What this task involves → Output the material exactly, but drop every image it holds.

Dataset content →

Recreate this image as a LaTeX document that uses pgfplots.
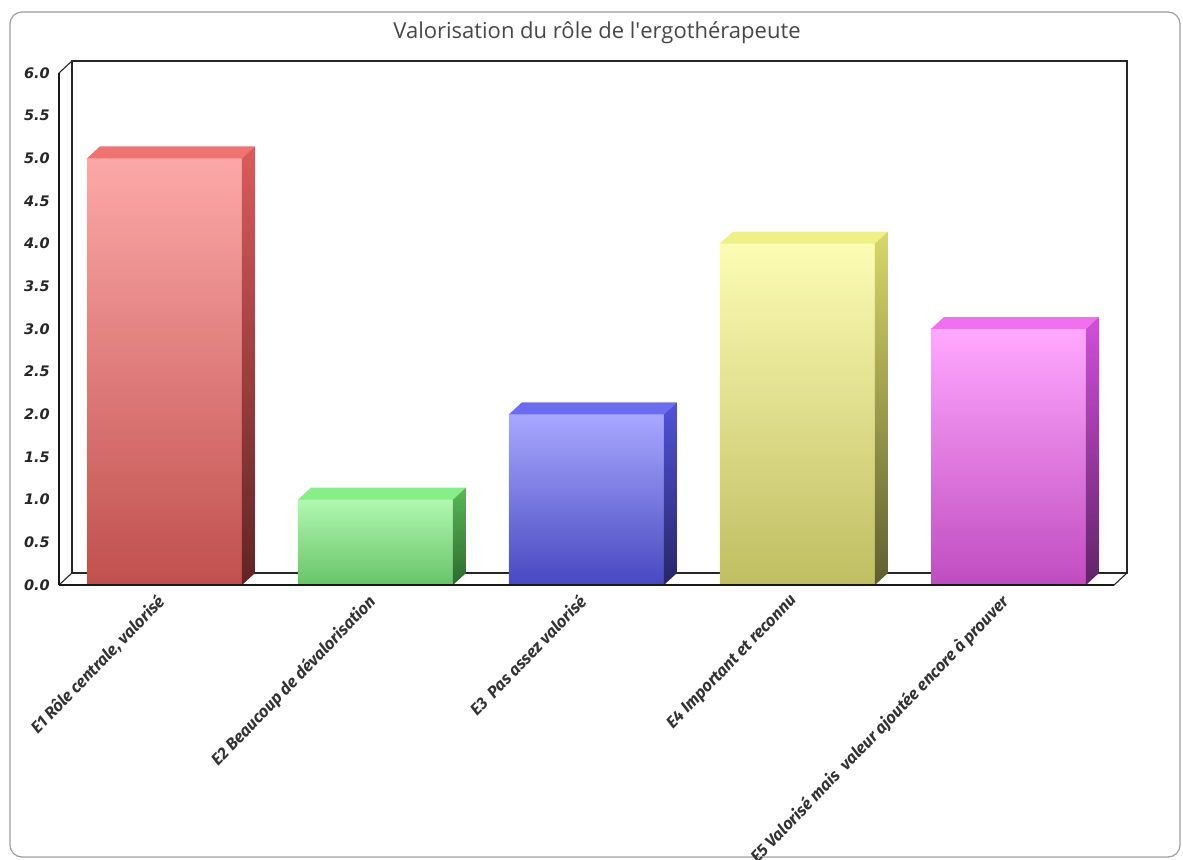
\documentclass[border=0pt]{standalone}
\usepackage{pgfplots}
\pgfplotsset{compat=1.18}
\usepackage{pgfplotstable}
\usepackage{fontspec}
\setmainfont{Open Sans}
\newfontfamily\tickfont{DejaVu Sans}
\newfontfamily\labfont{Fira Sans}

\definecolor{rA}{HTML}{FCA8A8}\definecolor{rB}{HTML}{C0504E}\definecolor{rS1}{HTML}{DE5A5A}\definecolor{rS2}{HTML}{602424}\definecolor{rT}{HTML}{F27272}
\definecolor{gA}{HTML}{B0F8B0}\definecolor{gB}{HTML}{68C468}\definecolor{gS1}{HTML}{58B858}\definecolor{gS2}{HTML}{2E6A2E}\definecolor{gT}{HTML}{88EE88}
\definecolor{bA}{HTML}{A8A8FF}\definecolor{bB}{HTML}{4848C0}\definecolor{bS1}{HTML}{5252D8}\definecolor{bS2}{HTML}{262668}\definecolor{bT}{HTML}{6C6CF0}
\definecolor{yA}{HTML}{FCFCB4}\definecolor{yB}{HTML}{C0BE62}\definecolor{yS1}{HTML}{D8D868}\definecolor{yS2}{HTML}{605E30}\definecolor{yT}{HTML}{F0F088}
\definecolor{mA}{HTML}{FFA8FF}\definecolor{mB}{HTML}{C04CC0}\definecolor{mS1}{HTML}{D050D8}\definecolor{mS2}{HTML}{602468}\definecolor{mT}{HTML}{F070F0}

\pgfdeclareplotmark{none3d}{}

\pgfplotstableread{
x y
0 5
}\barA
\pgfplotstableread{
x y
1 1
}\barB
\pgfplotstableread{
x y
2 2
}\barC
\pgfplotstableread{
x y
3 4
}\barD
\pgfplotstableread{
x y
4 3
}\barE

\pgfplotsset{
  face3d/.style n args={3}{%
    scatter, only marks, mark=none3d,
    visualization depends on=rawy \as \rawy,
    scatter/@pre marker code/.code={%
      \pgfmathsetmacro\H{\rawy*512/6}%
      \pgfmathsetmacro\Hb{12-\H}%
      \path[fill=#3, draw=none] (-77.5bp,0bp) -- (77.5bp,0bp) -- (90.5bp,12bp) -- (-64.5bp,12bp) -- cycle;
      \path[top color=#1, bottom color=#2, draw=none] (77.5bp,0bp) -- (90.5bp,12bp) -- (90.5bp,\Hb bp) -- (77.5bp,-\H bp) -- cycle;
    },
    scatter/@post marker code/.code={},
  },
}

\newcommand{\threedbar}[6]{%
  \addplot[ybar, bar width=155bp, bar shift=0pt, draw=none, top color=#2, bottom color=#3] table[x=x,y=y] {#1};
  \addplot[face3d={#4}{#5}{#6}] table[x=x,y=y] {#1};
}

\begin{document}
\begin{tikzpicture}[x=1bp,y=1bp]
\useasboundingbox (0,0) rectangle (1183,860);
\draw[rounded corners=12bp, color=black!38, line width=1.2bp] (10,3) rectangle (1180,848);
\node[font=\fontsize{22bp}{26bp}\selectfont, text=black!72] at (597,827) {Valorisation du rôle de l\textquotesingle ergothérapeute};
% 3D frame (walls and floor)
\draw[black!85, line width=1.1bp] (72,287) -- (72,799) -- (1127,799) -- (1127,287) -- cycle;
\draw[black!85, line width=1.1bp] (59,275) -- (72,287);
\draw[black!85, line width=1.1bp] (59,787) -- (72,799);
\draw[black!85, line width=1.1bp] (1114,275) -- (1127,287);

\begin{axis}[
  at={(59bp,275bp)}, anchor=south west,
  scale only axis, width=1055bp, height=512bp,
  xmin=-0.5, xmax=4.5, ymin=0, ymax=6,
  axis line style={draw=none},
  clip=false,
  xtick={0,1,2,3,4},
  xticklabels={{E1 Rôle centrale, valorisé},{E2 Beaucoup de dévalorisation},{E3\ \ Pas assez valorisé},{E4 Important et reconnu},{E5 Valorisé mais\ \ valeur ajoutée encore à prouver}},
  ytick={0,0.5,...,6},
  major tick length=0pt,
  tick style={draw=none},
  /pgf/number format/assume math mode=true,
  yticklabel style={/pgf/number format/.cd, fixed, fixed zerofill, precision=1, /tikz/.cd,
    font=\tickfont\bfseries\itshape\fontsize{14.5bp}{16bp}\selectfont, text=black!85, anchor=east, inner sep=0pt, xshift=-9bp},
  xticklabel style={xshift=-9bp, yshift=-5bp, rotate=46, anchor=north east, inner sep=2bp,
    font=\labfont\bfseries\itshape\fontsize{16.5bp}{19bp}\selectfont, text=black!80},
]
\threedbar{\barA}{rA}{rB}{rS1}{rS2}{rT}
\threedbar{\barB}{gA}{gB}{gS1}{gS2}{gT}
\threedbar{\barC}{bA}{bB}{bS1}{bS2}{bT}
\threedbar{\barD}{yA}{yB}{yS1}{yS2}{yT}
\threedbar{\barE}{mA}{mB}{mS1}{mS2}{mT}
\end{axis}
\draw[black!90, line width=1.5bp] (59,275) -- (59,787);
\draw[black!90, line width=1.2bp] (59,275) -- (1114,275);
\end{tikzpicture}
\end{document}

Exercise result →
Recreate this image as a LaTeX document that uses pgfplots.
\documentclass[border=0pt]{standalone}
\usepackage{pgfplots}
\pgfplotsset{compat=1.18}
\usepackage{pgfplotstable}
\usepackage{fontspec}
\setmainfont{Open Sans}
\newfontfamily\tickfont{DejaVu Sans}
\newfontfamily\labfont{Fira Sans}

\definecolor{rA}{HTML}{FCA8A8}\definecolor{rB}{HTML}{C0504E}\definecolor{rS1}{HTML}{DE5A5A}\definecolor{rS2}{HTML}{602424}\definecolor{rT}{HTML}{F27272}
\definecolor{gA}{HTML}{B0F8B0}\definecolor{gB}{HTML}{68C468}\definecolor{gS1}{HTML}{58B858}\definecolor{gS2}{HTML}{2E6A2E}\definecolor{gT}{HTML}{88EE88}
\definecolor{bA}{HTML}{A8A8FF}\definecolor{bB}{HTML}{4848C0}\definecolor{bS1}{HTML}{5252D8}\definecolor{bS2}{HTML}{262668}\definecolor{bT}{HTML}{6C6CF0}
\definecolor{yA}{HTML}{FCFCB4}\definecolor{yB}{HTML}{C0BE62}\definecolor{yS1}{HTML}{D8D868}\definecolor{yS2}{HTML}{605E30}\definecolor{yT}{HTML}{F0F088}
\definecolor{mA}{HTML}{FFA8FF}\definecolor{mB}{HTML}{C04CC0}\definecolor{mS1}{HTML}{D050D8}\definecolor{mS2}{HTML}{602468}\definecolor{mT}{HTML}{F070F0}

\pgfdeclareplotmark{none3d}{}

\pgfplotstableread{
x y
0 5
}\barA
\pgfplotstableread{
x y
1 1
}\barB
\pgfplotstableread{
x y
2 2
}\barC
\pgfplotstableread{
x y
3 4
}\barD
\pgfplotstableread{
x y
4 3
}\barE

\pgfplotsset{
  face3d/.style n args={3}{%
    scatter, only marks, mark=none3d,
    visualization depends on=rawy \as \rawy,
    scatter/@pre marker code/.code={%
      \pgfmathsetmacro\H{\rawy*512/6}%
      \pgfmathsetmacro\Hb{12-\H}%
      \path[fill=#3, draw=none] (-77.5bp,0bp) -- (77.5bp,0bp) -- (90.5bp,12bp) -- (-64.5bp,12bp) -- cycle;
      \path[top color=#1, bottom color=#2, draw=none] (77.5bp,0bp) -- (90.5bp,12bp) -- (90.5bp,\Hb bp) -- (77.5bp,-\H bp) -- cycle;
    },
    scatter/@post marker code/.code={},
  },
}

\newcommand{\threedbar}[6]{%
  \addplot[ybar, bar width=155bp, bar shift=0pt, draw=none, top color=#2, bottom color=#3] table[x=x,y=y] {#1};
  \addplot[face3d={#4}{#5}{#6}] table[x=x,y=y] {#1};
}

\begin{document}
\begin{tikzpicture}[x=1bp,y=1bp]
\useasboundingbox (0,0) rectangle (1183,860);
\draw[rounded corners=12bp, color=black!38, line width=1.2bp] (10,3) rectangle (1180,848);
\node[font=\fontsize{22bp}{26bp}\selectfont, text=black!72] at (597,827) {Valorisation du rôle de l\textquotesingle ergothérapeute};
% 3D frame (walls and floor)
\draw[black!85, line width=1.1bp] (72,287) -- (72,799) -- (1127,799) -- (1127,287) -- cycle;
\draw[black!85, line width=1.1bp] (59,275) -- (72,287);
\draw[black!85, line width=1.1bp] (59,787) -- (72,799);
\draw[black!85, line width=1.1bp] (1114,275) -- (1127,287);

\begin{axis}[
  at={(59bp,275bp)}, anchor=south west,
  scale only axis, width=1055bp, height=512bp,
  xmin=-0.5, xmax=4.5, ymin=0, ymax=6,
  axis line style={draw=none},
  clip=false,
  xtick={0,1,2,3,4},
  xticklabels={{E1 Rôle centrale, valorisé},{E2 Beaucoup de dévalorisation},{E3\ \ Pas assez valorisé},{E4 Important et reconnu},{E5 Valorisé mais\ \ valeur ajoutée encore à prouver}},
  ytick={0,0.5,...,6},
  major tick length=0pt,
  tick style={draw=none},
  /pgf/number format/assume math mode=true,
  yticklabel style={/pgf/number format/.cd, fixed, fixed zerofill, precision=1, /tikz/.cd,
    font=\tickfont\bfseries\itshape\fontsize{14.5bp}{16bp}\selectfont, text=black!85, anchor=east, inner sep=0pt, xshift=-9bp},
  xticklabel style={xshift=-9bp, yshift=-5bp, rotate=46, anchor=north east, inner sep=2bp,
    font=\labfont\bfseries\itshape\fontsize{16.5bp}{19bp}\selectfont, text=black!80},
]
\threedbar{\barA}{rA}{rB}{rS1}{rS2}{rT}
\threedbar{\barB}{gA}{gB}{gS1}{gS2}{gT}
\threedbar{\barC}{bA}{bB}{bS1}{bS2}{bT}
\threedbar{\barD}{yA}{yB}{yS1}{yS2}{yT}
\threedbar{\barE}{mA}{mB}{mS1}{mS2}{mT}
\end{axis}
\draw[black!90, line width=1.5bp] (59,275) -- (59,787);
\draw[black!90, line width=1.2bp] (59,275) -- (1114,275);
\end{tikzpicture}
\end{document}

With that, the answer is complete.